That jerk bait looks like a winner! Do you make them small enough for catching smallies?


----------



## LimitOut (Sep 28, 2009)

I thought i was good with reels, but that ain't squat compared to your expertise on lures! Good job dude. Is the action what you were shooting for?


----------



## g1pper24 (Aug 21, 2009)

Both of those baits look awesome with the paint schemes. i hope you get some good action out of them.


----------



## goolies (Jun 28, 2007)

Nice baits! Big Baits = Big Fish. I really like the bright colors. The colors got me to thinking that I should do more with bright colors.


----------



## Reel Science (Apr 8, 2004)

Here's how it all worked out. The jerkbait needs lots of help.

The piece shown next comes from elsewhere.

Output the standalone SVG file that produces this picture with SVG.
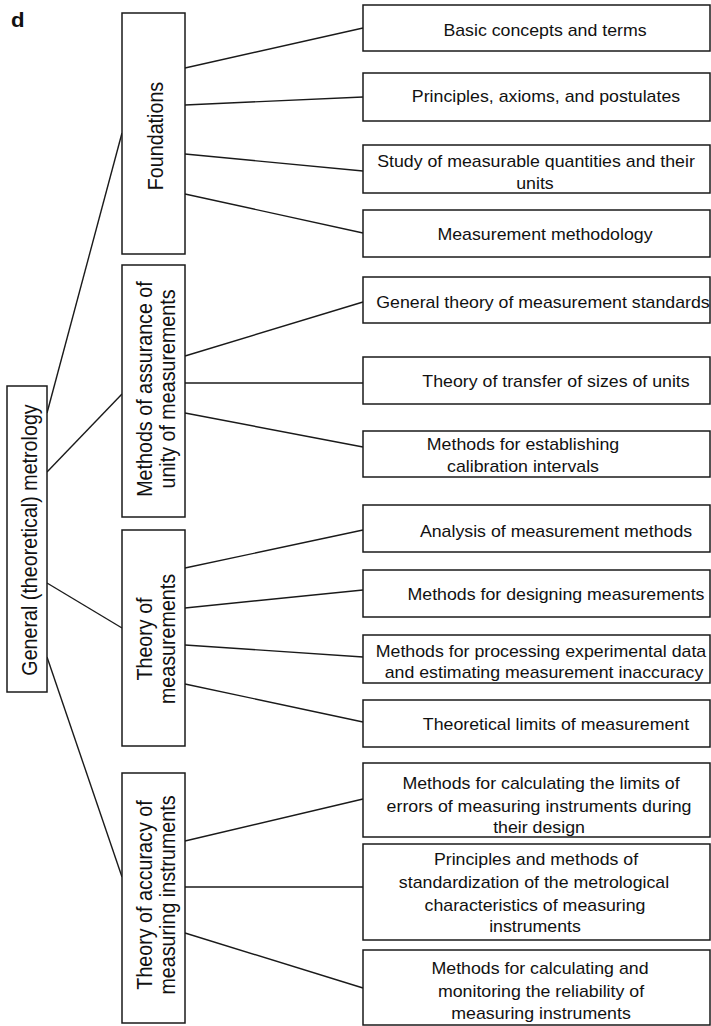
<svg xmlns="http://www.w3.org/2000/svg" width="711" height="1026" viewBox="0 0 711 1026">
<style>
.box{fill:#fff;stroke:#1a1a1a;stroke-width:1.5}
.ln{stroke:#1a1a1a;stroke-width:1.4;fill:none}
text{font-family:"Liberation Sans",Arial,sans-serif;fill:#111;text-anchor:middle}
.t{font-size:16px}
.r{font-size:19.7px}
.lab{font-size:20px;font-weight:bold;text-anchor:start}
</style>
<rect width="711" height="1026" fill="#fff"/>
<text class="lab" transform="translate(11,27) scale(1.11,1)">d</text>
<g id="connectors">
<line class="ln" x1="47" y1="413" x2="122" y2="133"/>
<line class="ln" x1="47" y1="472" x2="122" y2="394"/>
<line class="ln" x1="47" y1="583" x2="122" y2="628"/>
<line class="ln" x1="47" y1="657" x2="122" y2="877"/>
<line class="ln" x1="185" y1="68" x2="363" y2="28"/>
<line class="ln" x1="185" y1="105" x2="363" y2="97"/>
<line class="ln" x1="185" y1="154" x2="363" y2="171"/>
<line class="ln" x1="185" y1="194" x2="363" y2="233"/>
<line class="ln" x1="185" y1="356" x2="363" y2="302"/>
<line class="ln" x1="185" y1="383" x2="363" y2="383"/>
<line class="ln" x1="185" y1="413" x2="363" y2="447"/>
<line class="ln" x1="185" y1="568" x2="363" y2="530"/>
<line class="ln" x1="185" y1="608" x2="363" y2="590"/>
<line class="ln" x1="185" y1="645" x2="363" y2="657"/>
<line class="ln" x1="185" y1="684" x2="363" y2="722"/>
<line class="ln" x1="185" y1="841" x2="363" y2="799"/>
<line class="ln" x1="185" y1="887" x2="363" y2="887"/>
<line class="ln" x1="185" y1="933" x2="363" y2="988"/>
</g>
<g id="root"><rect class="box" x="7" y="386" width="40" height="306"/>
<text class="r" transform="translate(37,540) scale(1.11,1) rotate(-90)">General (theoretical) metrology</text></g>
<g id="foundations"><rect class="box" x="122" y="13" width="63" height="241"/>
<text class="r" transform="translate(163,136) scale(1.11,1) rotate(-90)">Foundations</text></g>
<g id="assurance"><rect class="box" x="122" y="265" width="63" height="252"/>
<text class="r" transform="translate(152,389) scale(1.11,1) rotate(-90)">Methods of assurance of</text>
<text class="r" transform="translate(175,389) scale(1.11,1) rotate(-90)">unity of measurements</text></g>
<g id="theory-meas"><rect class="box" x="122" y="530" width="63" height="216"/>
<text class="r" transform="translate(152,639) scale(1.11,1) rotate(-90)">Theory of</text>
<text class="r" transform="translate(175,639) scale(1.11,1) rotate(-90)">measurements</text></g>
<g id="theory-acc"><rect class="box" x="122" y="773" width="63" height="250"/>
<text class="r" transform="translate(152,895) scale(1.11,1) rotate(-90)">Theory of accuracy of</text>
<text class="r" transform="translate(175,895) scale(1.11,1) rotate(-90)">measuring instruments</text></g>
<g id="n1"><rect class="box" x="363" y="5" width="347" height="46"/>
<text class="t" transform="translate(545,36) scale(1.11,1)">Basic concepts and terms</text></g>
<g id="n2"><rect class="box" x="363" y="73" width="347" height="48"/>
<text class="t" transform="translate(546,102) scale(1.11,1)">Principles, axioms, and postulates</text></g>
<g id="n3"><rect class="box" x="363" y="145" width="347" height="48"/>
<text class="t" transform="translate(536,167) scale(1.11,1)">Study of measurable quantities and their</text>
<text class="t" transform="translate(535,189) scale(1.11,1)">units</text></g>
<g id="n4"><rect class="box" x="363" y="210" width="347" height="47"/>
<text class="t" transform="translate(545,240) scale(1.11,1)">Measurement methodology</text></g>
<g id="n5"><rect class="box" x="363" y="277" width="347" height="46"/>
<text class="t" transform="translate(543,308) scale(1.11,1)">General theory of measurement standards</text></g>
<g id="n6"><rect class="box" x="363" y="357" width="347" height="47"/>
<text class="t" transform="translate(556,387) scale(1.11,1)">Theory of transfer of sizes of units</text></g>
<g id="n7"><rect class="box" x="363" y="431" width="347" height="46"/>
<text class="t" transform="translate(523,450) scale(1.11,1)">Methods for establishing</text>
<text class="t" transform="translate(523,472) scale(1.11,1)">calibration intervals</text></g>
<g id="n8"><rect class="box" x="363" y="505" width="347" height="47"/>
<text class="t" transform="translate(556,537) scale(1.11,1)">Analysis of measurement methods</text></g>
<g id="n9"><rect class="box" x="363" y="570" width="347" height="47"/>
<text class="t" transform="translate(556,600) scale(1.11,1)">Methods for designing measurements</text></g>
<g id="n10"><rect class="box" x="363" y="635" width="347" height="48"/>
<text class="t" transform="translate(541,657) scale(1.11,1)">Methods for processing experimental data</text>
<text class="t" transform="translate(544,678) scale(1.11,1)">and estimating measurement inaccuracy</text></g>
<g id="n11"><rect class="box" x="363" y="700" width="347" height="47"/>
<text class="t" transform="translate(556,730) scale(1.11,1)">Theoretical limits of measurement</text></g>
<g id="n12"><rect class="box" x="363" y="763" width="347" height="74"/>
<text class="t" transform="translate(541,789) scale(1.11,1)">Methods for calculating the limits of</text>
<text class="t" transform="translate(539,812) scale(1.11,1)">errors of measuring instruments during</text>
<text class="t" transform="translate(539,833) scale(1.11,1)">their design</text></g>
<g id="n13"><rect class="box" x="363" y="844" width="347" height="96"/>
<text class="t" transform="translate(536,865) scale(1.11,1)">Principles and methods of</text>
<text class="t" transform="translate(534,888) scale(1.11,1)">standardization of the metrological</text>
<text class="t" transform="translate(535,911) scale(1.11,1)">characteristics of measuring</text>
<text class="t" transform="translate(535,932) scale(1.11,1)">instruments</text></g>
<g id="n14"><rect class="box" x="363" y="950" width="347" height="75"/>
<text class="t" transform="translate(540,974) scale(1.11,1)">Methods for calculating and</text>
<text class="t" transform="translate(541,997) scale(1.11,1)">monitoring the reliability of</text>
<text class="t" transform="translate(541,1019) scale(1.11,1)">measuring instruments</text></g>
</svg>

It looks much better than it runs. Worked VERY slow it might be OK, but with too much resistance it wants to come out of the water. I really thought that the broad back and nose would push it down like a crankbait, but it turns out that the under-cut throat pushes it straight up. I am thinking about fashioning a metal tail, similar to a bobby, to help push the tail up and the nose down. If that doesn't work I might play around with additional weighting to weight down the nose. Otherwise it will be a pretty paper weight or decoration. The crankbait, on the other hand, was real close to what I wanted. I was able to rip it and make it dart around. It was neutrally buoyant before I painted it, but after adding all the clear coat it sinks pretty fast. It was fine while it was being worked, but it sinks on a pause. The up-side is that is shakes as it sinks. The lip is small like I wanted, but too small. I'll probably make the next one with a bigger bill. I'm trying to walk a fine line between the bill giving the lure action but not making it dive too deep or pull too hard.
We had a great weekend at St. Clair. 3 of us casted anchor bay Sat. and Sun. and landed 11 fish with 5 between 40 and 43". I caught 3 on the crankbait, my first 3 on homemade lures. The biggest two were 40 and 42". The 42 was lean and the 40 was really fat. The picture doesn't do its gut justice. The kicker was that I got to watch the 40 charge the bait and literally eat it right at the boat. Pictures of the two fish are below.

Travis


----------



## BaddFish (Jun 20, 2009)

Excellent man! Way to go!


----------



## musky2much (Mar 30, 2006)

Nice baits Travis and congrats on the fish!
Cliff
www.alleycatlures.com


----------



## Reel Science (Apr 8, 2004)

I finally got some video clips of my muskie edited. Last year I bought a relatively cheap Oregon Scientific video camera. It's self-contained and waterproof. I mounted it on my hat for recording muskie fishing trips. Of course it's limited to recording where my hat is pointing, and the audio is horrible since it's in a waterproof housing. Other than that it records some pretty cool stuff when you're fishing clear water. I posted two videos on a web page. They are short clips, but I didn't reduce the quality much so they are big files (20 to 30 MB). The audio is muted because of the previously mentioned poor quality. Here is the clip of the 40 inch fish that I caught on the crankbait posted earlier in this thread:

http://www.hartmanfishing.com/muskievideo2.html

Here is a clip of a 42" fish on a hellhound earlier this year:

http://www.hartmanfishing.com/muskievideo1.html

The clips take a while to load unless you have a really fast connection, but I think that you'll enjoy them if you take the time to view them. Both are hits right at the boat and all the ensuing thrashing around. I'm just now learning how to edit video, so I'm sure that once I learn a few tricks I'll be able to post smaller, faster loading clips.

Travis


----------



## vc1111 (Apr 13, 2004)

Great video! Nothing like seeing a nice musky thrashing around with one of your own baits in his teeth!


----------



## Pikopath (Jan 18, 2009)

Extremely cool video!! Love seeing the agressive takes captured on camera.
What camera do you use? I use an Archos myself, but unfortunately I decided to make a couple of more casts before I put on the hat the day I got my 50" pike, and it ate by my feet, oh well, cant win them all...
Keep both the baits and the videos comming!

Michael


----------



## Reel Science (Apr 8, 2004)

Here is the product page for the camera that I have:

http://www2.oregonscientific.com/cat-Outdoor-sub-Action-Cams-prod-ATC3K-Waterproof-Action-Cam.html

I bought it from an online retailer for right around $100.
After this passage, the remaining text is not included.